(What this task involves):
Return only the number of lines in the entries below that hold the word "code".

(Part of a data file):
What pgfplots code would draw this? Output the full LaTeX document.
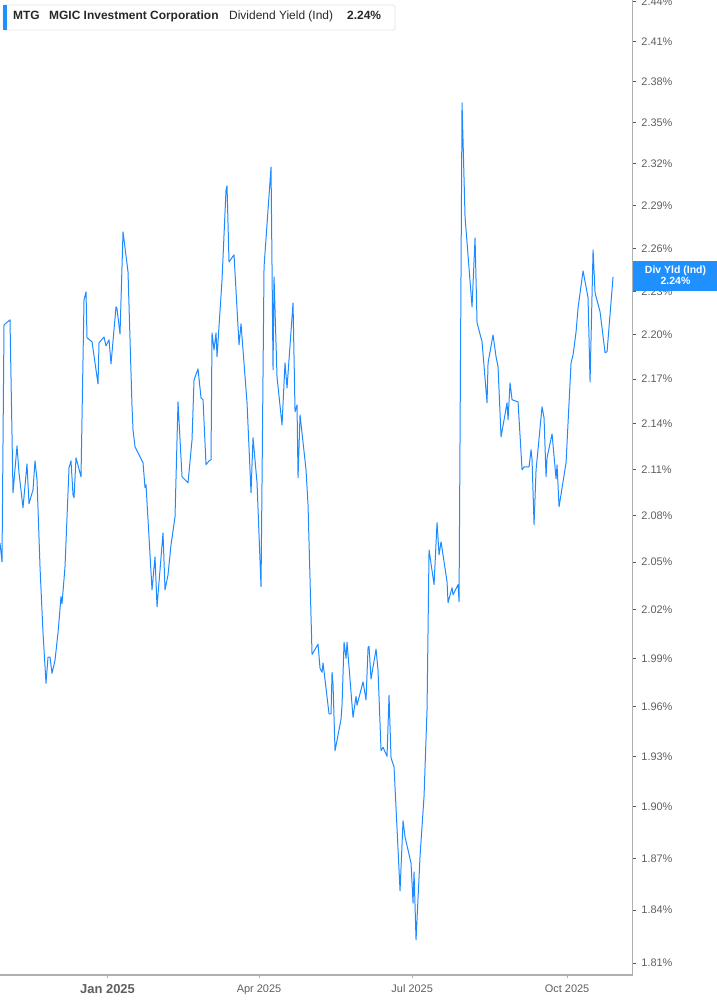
\documentclass[border=0pt]{standalone}
\usepackage{fontspec}
\setmainfont{Liberation Sans}
\usepackage{pgfplots}
\pgfplotsset{compat=1.18}
\definecolor{lineblue}{RGB}{30,138,255}
\definecolor{boxblue}{RGB}{30,144,255}
\definecolor{axgray}{RGB}{175,175,175}
\definecolor{txtgray}{RGB}{95,95,95}
\definecolor{legtxt}{RGB}{40,40,40}
\begin{document}
\begin{tikzpicture}[x=1bp,y=1bp]
\useasboundingbox (0,0) rectangle (717,1005);
\begin{axis}[
  at={(0bp,30bp)}, anchor=south west,
  scale only axis, width=632.7bp, height=975bp,
  xmin=-63.87, xmax=312.0,
  y coord trafo/.code={\pgfmathparse{ln(#1)}},
  y coord inv trafo/.code={\pgfmathparse{exp(#1)}},
  ymin=1.8034, ymax=2.4413,
  axis x line*=bottom, axis y line*=right,
  axis line style={draw=axgray, line width=1.5bp, -},
  tick align=outside, major tick length=3.5bp,
  xtick={0,90,181,273},
  xticklabels={{\fontsize{13}{13}\selectfont\bfseries Jan 2025},Apr 2025,Jul 2025,Oct 2025},
  xticklabel style={font=\fontsize{11}{11}\selectfont, text=txtgray, anchor=north, inner sep=0pt, yshift=-6bp},
  x tick style={draw=axgray, line width=1bp},
  ytick={1.81,1.84,1.87,1.90,1.93,1.96,1.99,2.02,2.05,2.08,2.11,2.14,2.17,2.20,2.23,2.26,2.29,2.32,2.35,2.38,2.41,2.44},
  yticklabels={1.81\%,1.84\%,1.87\%,1.90\%,1.93\%,1.96\%,1.99\%,2.02\%,2.05\%,2.08\%,2.11\%,2.14\%,2.17\%,2.20\%,2.23\%,2.26\%,2.29\%,2.32\%,2.35\%,2.38\%,2.41\%,2.44\%},
  yticklabel style={font=\fontsize{11}{11}\selectfont, text=txtgray, anchor=west, inner sep=0pt, xshift=5bp},
  y tick style={draw=black!65, line width=1bp},
  clip=true,
]
\addplot[lineblue, line width=1bp, line join=round] coordinates {
(-63.87,2.0624) (-62.68,2.0502) (-61.49,2.2069) (-57.93,2.2103) (-56.14,2.0947) (-53.77,2.1255) (-52.58,2.1077) (-50.20,2.0850) (-47.83,2.1136) (-46.64,2.0876) (-44.26,2.0967) (-43.07,2.1156) (-41.88,2.1032) (-40.10,2.0470) (-38.32,2.0055) (-36.54,1.9746) (-35.35,1.9906) (-34.16,1.9906) (-32.97,1.9807) (-31.19,1.9887) (-29.41,2.0055) (-27.63,2.0281) (-27.03,2.0237) (-25.25,2.0470) (-22.87,2.1110) (-21.69,2.1156) (-20.50,2.0934) (-19.90,2.0915) (-18.71,2.1176) (-15.74,2.1051)
(-13.96,2.2241) (-12.77,2.2296) (-12.18,2.1980) (-9.21,2.1953) (-5.64,2.1668) (-5.05,2.1946) (-2.08,2.1986) (-0.89,2.1925) (0.89,2.1966) (2.08,2.1803) (5.05,2.2193) (5.64,2.2179) (7.43,2.2007) (9.21,2.2716) (12.18,2.2435) (14.56,2.1514) (15.15,2.1360) (16.34,2.1248) (21.09,2.1143) (22.28,2.0980) (22.87,2.0999) (26.44,2.0325) (28.22,2.0534) (29.41,2.0218) (32.97,2.0688) (34.16,2.0325) (35.94,2.0420) (37.73,2.0611) (40.10,2.0791) (41.88,2.1547) (44.26,2.1051) (47.83,2.1012) (50.20,2.1294) (51.39,2.1695) (53.77,2.1769) (55.55,2.1574) (56.74,2.1561) (58.52,2.1130) (60.30,2.1156)
(61.49,2.1163) (62.08,2.2014) (63.27,2.1898) (64.46,2.2014) (65.06,2.1851) (68.03,2.2380) (70.40,2.3014) (71.00,2.3043) (72.18,2.2505) (75.15,2.2554) (78.13,2.1932) (79.31,2.2076) (82.88,2.1541) (85.25,2.0947) (86.44,2.1308) (88.82,2.1012) (91.20,2.0344) (92.98,2.2470) (97.14,2.3178) (98.33,2.1762) (98.92,2.2400) (100.70,2.1715) (103.67,2.1393) (105.45,2.1810) (106.64,2.1641) (110.21,2.2220) (111.40,2.1480) (112.58,2.1527) (113.18,2.1045) (114.37,2.1460) (117.93,2.1097)
(119.12,2.0869) (121.50,1.9924) (125.06,1.9987) (126.25,1.9838) (127.44,1.9814) (128.03,1.9869) (131.60,1.9557) (132.78,1.9557) (133.38,1.9814) (133.97,1.9740) (135.16,1.9333) (138.72,1.9526) (139.32,1.9611) (140.51,1.9999) (141.69,1.9899) (142.29,1.9999) (145.85,1.9538) (147.64,1.9666) (148.23,1.9611) (151.80,1.9752) (153.58,1.9642) (154.77,1.9968) (155.36,1.9974) (156.55,1.9771) (159.52,1.9956) (160.71,1.9826) (162.49,1.9333) (163.68,1.9357) (166.05,1.9303) (167.24,1.9672) (168.43,1.9291) (170.21,1.9238) (173.78,1.8511) (175.56,1.8918) (176.75,1.8824) (180.31,1.8672) (181.50,1.8441) (182.10,1.8620) (183.28,1.8231) (185.67,1.8713) (188.04,1.9065) (189.82,1.9587)
(191.01,2.0579) (193.98,2.0357) (195.76,2.0753) (196.95,2.0547) (198.14,2.0630) (201.70,2.0376) (202.30,2.0243) (204.67,2.0338) (205.27,2.0294) (208.24,2.0357) (208.83,2.0249) (210.61,2.3645) (212.39,2.2822) (216.55,2.2193) (218.34,2.2673) (219.52,2.2083) (222.49,2.1953) (225.46,2.1541) (226.06,2.1810) (229.03,2.2000) (230.81,2.1851) (232.00,2.1783) (233.78,2.1314) (237.35,2.1541) (237.94,2.1427) (239.13,2.1675) (240.32,2.1561) (243.88,2.1547) (246.26,2.1097) (247.45,2.1116) (250.42,2.1116) (251.61,2.1229)
(252.20,2.1163) (253.39,2.0740) (254.58,2.1097) (258.14,2.1514) (259.33,2.1440) (260.52,2.1051) (261.11,2.1176) (264.08,2.1334) (266.46,2.1038) (267.05,2.1130) (268.24,2.0856) (272.40,2.1143) (275.37,2.1810) (276.56,2.1864) (278.34,2.2021) (279.53,2.2186) (282.50,2.2442) (285.47,2.2255) (286.66,2.1681) (288.44,2.2589) (289.63,2.2289) (292.60,2.2158) (295.57,2.1878) (296.76,2.1885) (300.32,2.2400)
};
\end{axis}
% legend box top-left
\draw[draw=black!10, fill=white, line width=0.8bp, rounded corners=1.5bp] (3,975) rectangle (395,1000);
\fill[boxblue] (3,975) rectangle (6.5,1000);
\node[anchor=base west, inner sep=0pt, text=legtxt, font=\fontsize{12}{12}\selectfont\bfseries] at (13,985) {MTG};
\node[anchor=base west, inner sep=0pt, text=legtxt, font=\fontsize{12}{12}\selectfont\bfseries] at (49,985) {MGIC Investment Corporation};
\node[anchor=base west, inner sep=0pt, text=legtxt, font=\fontsize{12}{12}\selectfont] at (229,985) {Dividend Yield (Ind)};
\node[anchor=base west, inner sep=0pt, text=legtxt, font=\fontsize{12}{12}\selectfont\bfseries] at (347,985) {2.24\%};
% right value box
\fill[boxblue] (633,714) rectangle (717,744);
\node[anchor=base, inner sep=0pt, text=white, font=\fontsize{10.5}{10.5}\selectfont\bfseries] at (675.5,731.7) {Div Yld (Ind)};
\node[anchor=base, inner sep=0pt, text=white, font=\fontsize{10.5}{10.5}\selectfont\bfseries] at (675.5,720.7) {2.24\%};
\end{tikzpicture}
\end{document}
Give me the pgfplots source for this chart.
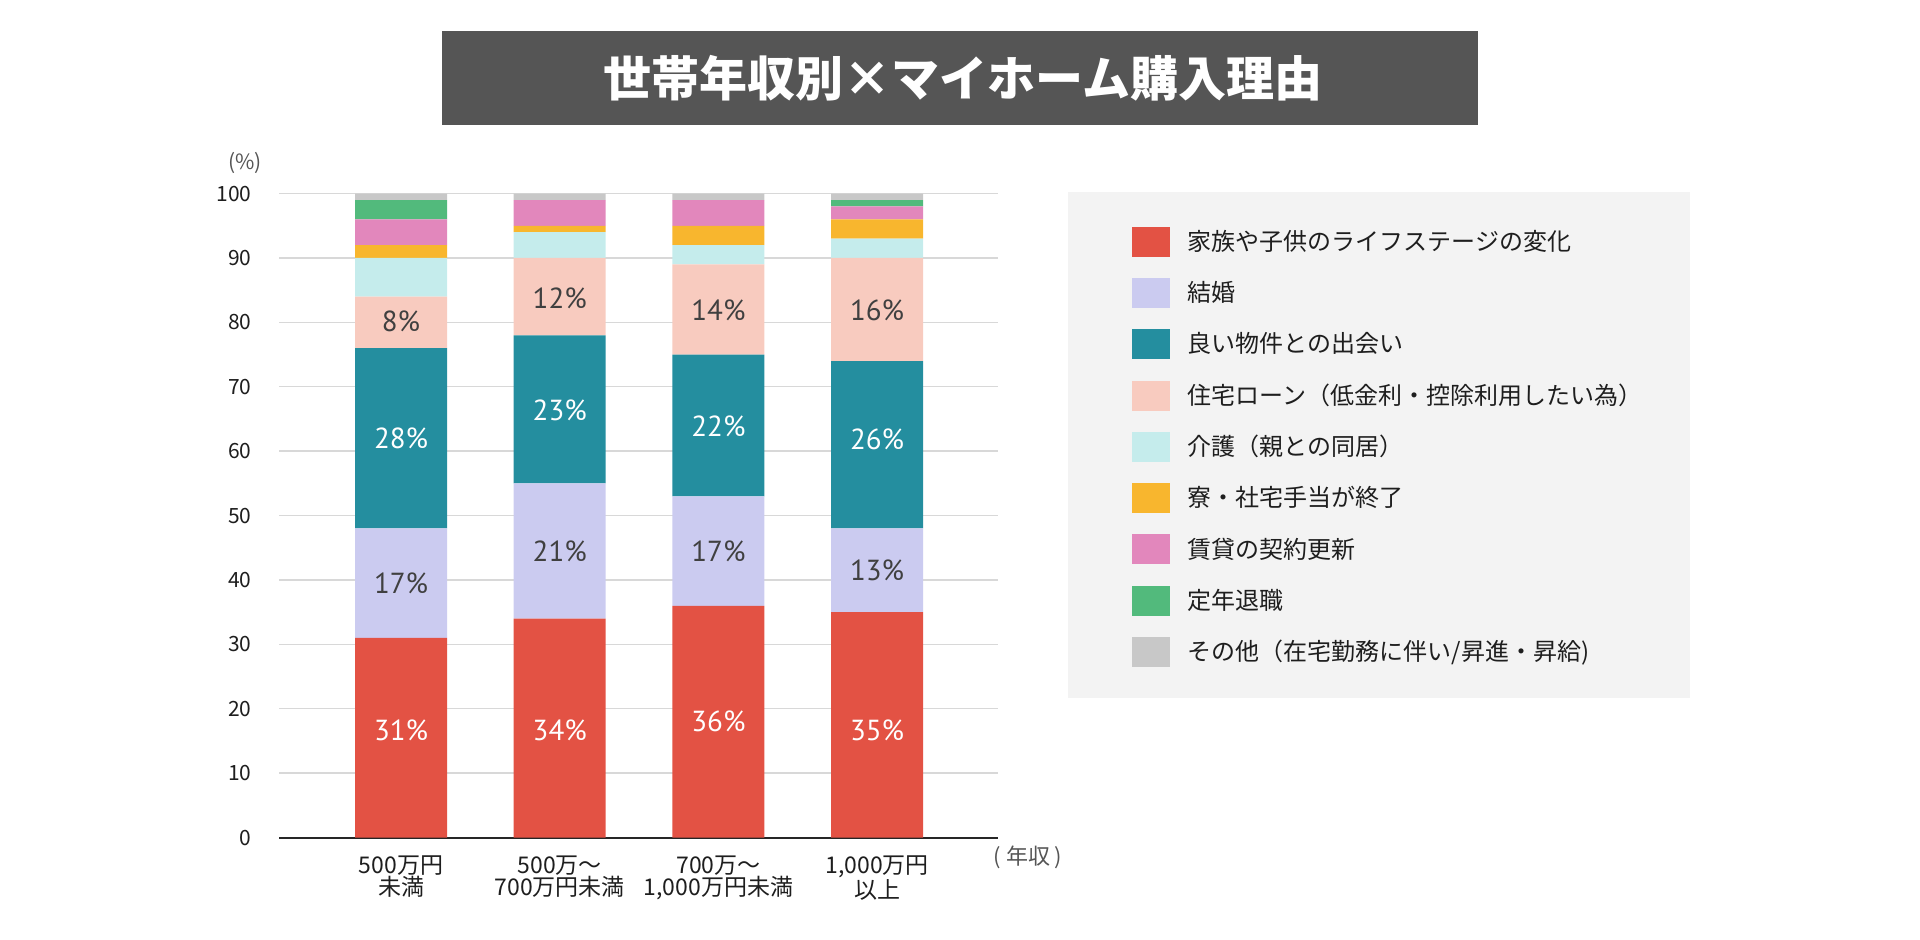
\documentclass[border=0pt]{standalone}
\usepackage{fontspec}
\setmainfont{Noto Sans CJK JP}
\newfontfamily\barfont{PT Sans}
\usepackage{pgfplots}
\pgfplotsset{compat=1.18}
\usepackage{pgfplotstable}

\definecolor{cKazoku}{HTML}{E35244}
\definecolor{cKekkon}{HTML}{CBCBF0}
\definecolor{cBukken}{HTML}{248E9F}
\definecolor{cLoan}{HTML}{F8CBBF}
\definecolor{cKaigo}{HTML}{C5ECEC}
\definecolor{cRyo}{HTML}{F8B62E}
\definecolor{cChintai}{HTML}{E287BC}
\definecolor{cTeinen}{HTML}{52BA7C}
\definecolor{cOther}{HTML}{C8C8C8}
\definecolor{cTitle}{HTML}{555555}
\definecolor{cLegendBg}{HTML}{F3F3F3}
\definecolor{cDark}{HTML}{404040}
\definecolor{cText}{HTML}{1E1E1E}
\definecolor{cGrid}{HTML}{D8D8D8}
\definecolor{cNote}{HTML}{555555}

% x: 0 = <500, 1 = 500-700, 2 = 700-1000, 3 = >=1000 ; v = percent
\pgfplotstableread{
x v
0 31
1 34
2 36
3 35
}\tKazoku
\pgfplotstableread{
x v
0 17
1 21
2 17
3 13
}\tKekkon
\pgfplotstableread{
x v
0 28
1 23
2 22
3 26
}\tBukken
\pgfplotstableread{
x v
0 8
1 12
2 14
3 16
}\tLoan
\pgfplotstableread{
x v
0 6
1 4
2 3
3 3
}\tKaigo
\pgfplotstableread{
x v
0 2
1 1
2 3
3 3
}\tRyo
\pgfplotstableread{
x v
0 4
1 4
2 4
3 2
}\tChintai
\pgfplotstableread{
x v
0 3
1 0
2 0
3 1
}\tTeinen
\pgfplotstableread{
x v
0 1
1 1
2 1
3 1
}\tOther
% label positions for the four labelled series
\pgfplotstableread{
x yc v
0 16.7 31
1 16.7 34
2 18 36
3 16.7 35
}\lKazoku
\pgfplotstableread{
x yc v
0 39.5 17
1 44.5 21
2 44.5 17
3 41.5 13
}\lKekkon
\pgfplotstableread{
x yc v
0 62 28
1 66.4 23
2 63.8 22
3 61.8 26
}\lBukken
\pgfplotstableread{
x yc v
0 80.1 8
1 83.8 12
2 81.9 14
3 81.8 16
}\lLoan

\pgfplotsset{
  geom/.style={
    at={(139.5pt,51.2pt)}, anchor=south west,
    scale only axis, width=359.5pt, height=322pt,
    xmin=-0.769, xmax=3.762, ymin=0, ymax=100,
  },
  seglabel/.style={
    draw=none, mark=none,
    point meta=explicit,
    /pgf/number format/assume math mode=true,
    nodes near coords={\pgfmathprintnumber{\pgfplotspointmeta}\%},
    nodes near coords style={font=\barfont\fontsize{14.5}{15}\selectfont,
      text=#1, anchor=center, inner sep=0pt},
  },
}

\begin{document}
\begin{tikzpicture}
\useasboundingbox (0,0) rectangle (960pt,470pt);
% title
\fill[cTitle] (221pt,407.55pt) rectangle (739pt,454.7pt);
\node[text=white, font=\bfseries\fontsize{24}{28}\selectfont] at (481.5pt,431.1pt) {世帯年収別×マイホーム購入理由};
% legend background
\fill[cLegendBg] (534pt,121pt) rectangle (845pt,373.9pt);
% unit notes
\node[text=cNote, font=\fontsize{10.5}{12}\selectfont] at (122.5pt,388.5pt) {(\%)};
\node[text=cNote, font=\fontsize{11}{12}\selectfont] at (514pt,41.5pt) {( 年収 )};

\begin{axis}[
  geom,
  ybar stacked, bar width=46pt,
  axis x line*=bottom, axis y line*=left,
  y axis line style={draw=none},
  x axis line style={draw=black!85, line width=1pt, -},
  major tick length=0pt,
  xtick={0,1,2,3},
  xticklabels={{500万円\\未満},{500万～\\700万円未満},{700万～\\1,000万円未満},{1,000万円\\以上}},
  ytick={0,10,20,30,40,50,60,70,80,90,100},
  ymajorgrids, grid style={draw=cGrid, line width=0.7pt},
  /pgf/number format/assume math mode=true,
  yticklabel style={font=\fontsize{10.5}{12}\selectfont, anchor=east, inner sep=0pt, xshift=-13.5pt, text=cText},
  xticklabel style={font=\fontsize{11.5}{11.3}\selectfont, align=center, anchor=north, inner sep=0pt, yshift=-8.8pt, text=cText},
  legend cell align=left,
  legend image code/.code={\fill[#1] (0pt,-7.5pt) rectangle (18.75pt,7.5pt);},
  legend style={at={(axis description cs:1.1864,0.9490)}, anchor=north west,
    draw=none, fill=none, inner sep=0pt, outer sep=0pt,
    row sep=9.95pt, column sep=7.2pt,
    font=\fontsize{12}{13}\selectfont, text=cText},
]
\addplot[fill=cKazoku, draw=none] table[x=x, y=v] {\tKazoku};
\addplot[fill=cKekkon, draw=none] table[x=x, y=v] {\tKekkon};
\addplot[fill=cBukken, draw=none] table[x=x, y=v] {\tBukken};
\addplot[fill=cLoan, draw=none] table[x=x, y=v] {\tLoan};
\addplot[fill=cKaigo, draw=none] table[x=x, y=v] {\tKaigo};
\addplot[fill=cRyo, draw=none] table[x=x, y=v] {\tRyo};
\addplot[fill=cChintai, draw=none] table[x=x, y=v] {\tChintai};
\addplot[fill=cTeinen, draw=none] table[x=x, y=v] {\tTeinen};
\addplot[fill=cOther, draw=none] table[x=x, y=v] {\tOther};
\legend{家族や子供のライフステージの変化,結婚,良い物件との出会い,住宅ローン（低金利・控除利用したい為）,介護（親との同居）,寮・社宅手当が終了,賃貸の契約更新,定年退職,その他（在宅勤務に伴い/昇進・昇給)}
\end{axis}

\begin{axis}[geom, hide axis]
\addplot[seglabel=white] table[x=x, y=yc, meta=v] {\lKazoku};
\addplot[seglabel=cDark] table[x=x, y=yc, meta=v] {\lKekkon};
\addplot[seglabel=white] table[x=x, y=yc, meta=v] {\lBukken};
\addplot[seglabel=cDark] table[x=x, y=yc, meta=v] {\lLoan};
\end{axis}
\end{tikzpicture}
\end{document}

(Correct answer):
4